P.S. Could you show your work, including the argon, nitrogen, oxygen,
and water vapor contributing effects? Oh, and have it in by Thursday?
:)

"When you know that the claim is true, and generally accepted and well established, then yes, it is 'nick-picking.' It's also petty, pointless, and time consuming. It's like asking for a citation for Newton's laws of motion, or evidence that the sky is blue. No honest debate can proceed under these kinds of conditions."

- Brian the Snail
 
Diamond said:


If the minority may be correct, then why mention a majority of scientists at all? Science is not decided by a show of hands or voting or popularity but by experimental results confirming or disconfirming falsifiable hypotheses. In science, one may be right and everybody else wrong.

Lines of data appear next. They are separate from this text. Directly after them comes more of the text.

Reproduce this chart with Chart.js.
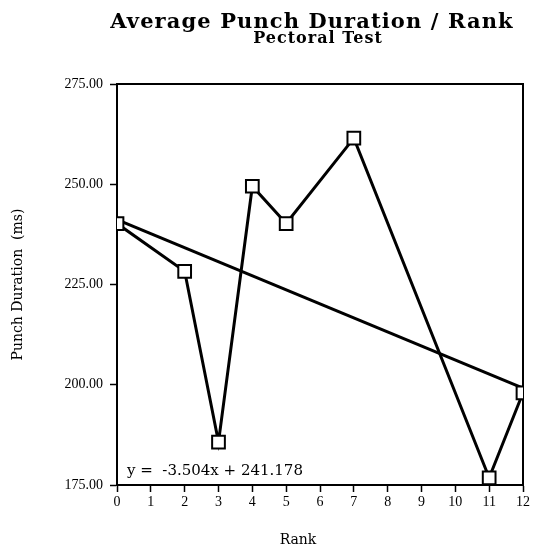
<!DOCTYPE html>
<html>
<head>
<meta charset="utf-8">
<script src="https://cdn.jsdelivr.net/npm/chart.js@4"></script>
<style>
  html, body { margin: 0; padding: 0; background: #fff; }
  #wrap { width: 541px; height: 553px; }
</style>
</head>
<body>
<div id="wrap"><canvas id="chart" width="541" height="553"></canvas></div>
<script>
const titleText = "Average Punch Duration / Rank";
const subtitleText = "Pectoral Test";
const ranks = [0, 2, 3, 4, 5, 7, 11, 12];
const durations = [240.2, 228.3, 185.7, 249.5, 240.2, 261.5, 176.8, 198.0];
const fitSlope = -3.504;
const fitIntercept = 241.178;
const fitLabel = "y =  -3.504x + 241.178";
const xMin = 0, xMax = 12, xStep = 1;
const yMin = 175, yMax = 275, yStep = 25;
const xTitle = "Rank";
const yTitle = "Punch Duration  (ms)";

const serif = "'Liberation Serif', 'Times New Roman', serif";
const wide = "'DejaVu Serif', serif";

// fitted line end points from the printed equation
const fitPoints = [xMin, xMax].map(x => ({ x: x, y: fitIntercept + fitSlope * x }));

// top/right frame, headings, x title and equation text
const decorations = {
  id: "decorations",
  beforeDatasetsDraw(chart) {
    const { ctx, chartArea: a } = chart;
    ctx.save();
    ctx.strokeStyle = "#000";
    ctx.lineWidth = 2;
    ctx.beginPath();
    ctx.moveTo(a.left, a.top);
    ctx.lineTo(a.right, a.top);
    ctx.lineTo(a.right, a.bottom);
    ctx.stroke();
    ctx.restore();
  },
  afterDraw(chart) {
    const { ctx, chartArea: a } = chart;
    const mid = (a.left + a.right) / 2;
    ctx.save();
    ctx.fillStyle = "#000";
    ctx.textAlign = "center";
    ctx.textBaseline = "alphabetic";
    ctx.font = "bold 21px " + wide;
    ctx.letterSpacing = "1.1px";
    ctx.fillText(titleText, mid - 8, 28);
    ctx.font = "bold 16px " + wide;
    ctx.letterSpacing = "1px";
    ctx.fillText(subtitleText, mid - 2, 43);
    ctx.letterSpacing = "0px";
    ctx.font = "14px " + wide;
    ctx.textBaseline = "middle";
    ctx.fillText(xTitle, mid - 22, 540);
    ctx.textAlign = "left";
    ctx.textBaseline = "alphabetic";
    ctx.font = "15px " + wide;
    ctx.fillText(fitLabel, a.left + 10, a.bottom - 10);
    ctx.restore();
  }
};

new Chart(document.getElementById("chart"), {
  type: "line",
  data: {
    datasets: [
      {
        label: "Duration",
        data: ranks.map((r, i) => ({ x: r, y: durations[i] })),
        borderColor: "#000",
        borderWidth: 3,
        pointStyle: "rect",
        pointRadius: 9,
        pointBorderWidth: 2,
        pointBackgroundColor: "#fff",
        pointBorderColor: "#000",
        tension: 0,
        order: 0
      },
      {
        label: "Fit",
        data: fitPoints,
        borderColor: "#000",
        borderWidth: 3,
        pointRadius: 0,
        tension: 0,
        order: 1
      }
    ]
  },
  options: {
    responsive: false,
    animation: false,
    events: [],
    layout: { padding: { top: 84, right: 18, bottom: 0, left: 0 } },
    plugins: {
      legend: { display: false },
      title: { display: false },
      tooltip: { enabled: false }
    },
    scales: {
      x: {
        type: "linear",
        min: xMin,
        max: xMax,
        afterFit(scale) { scale.height = 68; },
        border: { display: true, color: "#000", width: 2 },
        grid: { drawOnChartArea: false, drawTicks: true, tickLength: 7, tickWidth: 1.5, tickColor: "#000" },
        ticks: {
          stepSize: xStep,
          color: "#000",
          padding: 2,
          maxRotation: 0,
          font: { family: serif, size: 14 }
        },
        title: { display: false }
      },
      y: {
        type: "linear",
        min: yMin,
        max: yMax,
        afterFit(scale) { scale.width = 117; },
        border: { display: true, color: "#000", width: 2 },
        grid: { drawOnChartArea: false, drawTicks: true, tickLength: 7, tickWidth: 1.5, tickColor: "#000" },
        ticks: {
          stepSize: yStep,
          color: "#000",
          padding: 7,
          font: { family: serif, size: 14 },
          callback: v => v.toFixed(2)
        },
        title: {
          display: true,
          text: yTitle,
          color: "#000",
          font: { family: wide, size: 14 },
          padding: { top: 10, bottom: 0 }
        }
      }
    }
  },
  plugins: [decorations]
});
</script>
</body>
</html>
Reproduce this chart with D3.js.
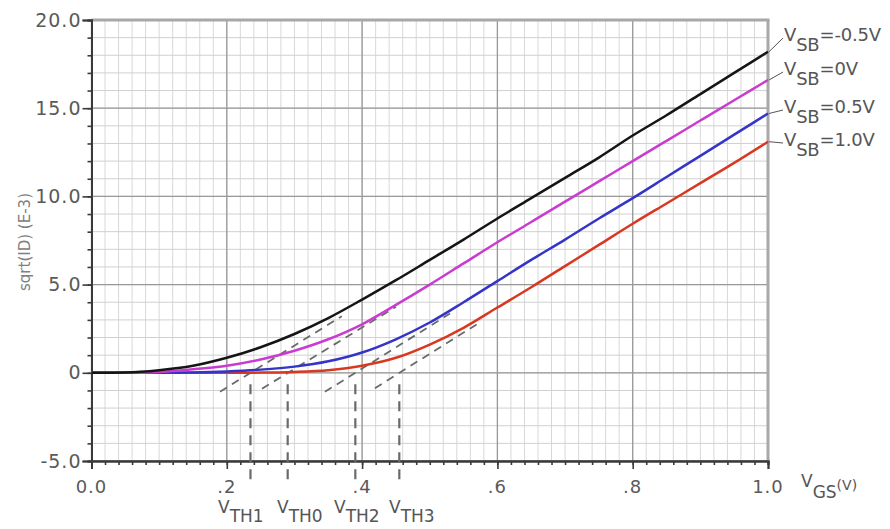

I am not in the slightest bit interested in what a majority of scientists feel is happening, but what they can prove. Feelings can be right or wrong and scientists being human can be beguiled by their feelings into foolishness (as Randi will tell you). That's why skepticism is so important - if only to force people to justify their feelings with proper scientific testing.

My political bias is that I've watched certain individuals create fear and panic in order to advance a political agenda. No doubt about it - there is a political agenda to some pro-warming propagandists and it involves more bureaucracy and a strangling of western economies with ludicrous treaties whose expected result cannot even be discerned even if we had a sensitive thermometer in every meter of the earth's surface.

I favour proper responsible action to protect the environment and alleviate the suffering of the poor. I do not support artificially created scares that take away real money away from those things to the undeserving and the self-serving of this world.

Want to see real science grapple with the issue of global warming? See http://spacescience.com/headlines/y2000/ast21jul_1m.htm

Its a lot more complicated than some climate modellers will ever admit.

Since you totally misunderstood my point, I can't see any purpose in responding.